Thursday, April 11, 2019

Picture this!


We had a brilliant time in First Class flexing our narrative muscles before the Easter break. We looked at ways to find ideas for new stories and got a lot of help from paintings by Mary Swanzy, Hokusai and others.
We asked lots of questions about each image, wondering what was going on, who were the people in the pictures, what they were doing, what they were saying, feeling, what happened just before, what might happen next and so on. That got us (sneakily) thinking about character, plot, setting and all the things you need to build a story. 
As for the answers to these questions… we made them up, using clues from the paintings, so that they were all right!

Then we put everything together in order and created a collective story with a little help from Vincent Van Gogh's Bedroom in Arles. Who lives there? Where are they now? Will they come back? Why is it all green behind the window?
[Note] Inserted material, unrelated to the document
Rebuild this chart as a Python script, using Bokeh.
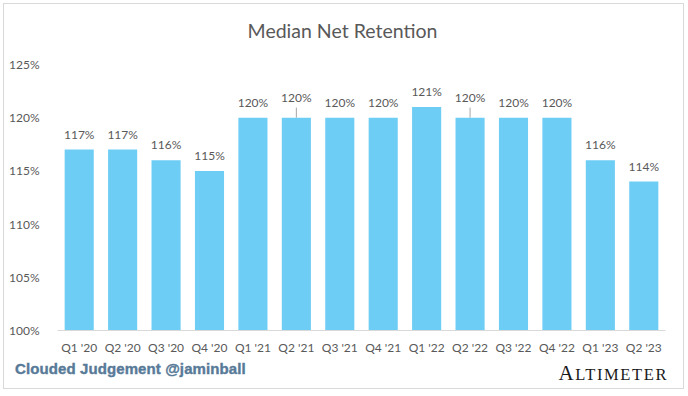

Is the house in a cornfield or a jungle? Or is it that the house is tiny and it's only normal grass growing outside?... 

Here is our story, enjoy! (By the way, First Class, we're going to need a title!)

Two magic people lived in a tiny house. Their job was to get rid of human people’s rubbish. 

But one day, they got rubbish that was really dangerous to both humans and fairies: a jar of killer bugs! 

So they went off to get rid of it as far away from everyone as they could. But outside in the tall grass they were attacked by a giant poisonous snake that swallowed them up!

Inside the snake’s tummy, they opened up the jar. The killer bugs started eating the snake from the inside out. The snake died and the bugs too (because of the poison in the snake’s blood). 

They climbed out of the snake and went home, determined to have a word with the humans about producing such dangerous rubbish in the first place…

Everyone got to write their own picture-inspired story after that, and to work on the tricky issue of structure or story map. That's how we realised that some plans are better than others, with some being too boring, too simple, too complicated or too what-just-happened-? Finding the right balance is really hard, but this lot really gave it their best and did a great job!

I can't wait to see their finished pieces after the break!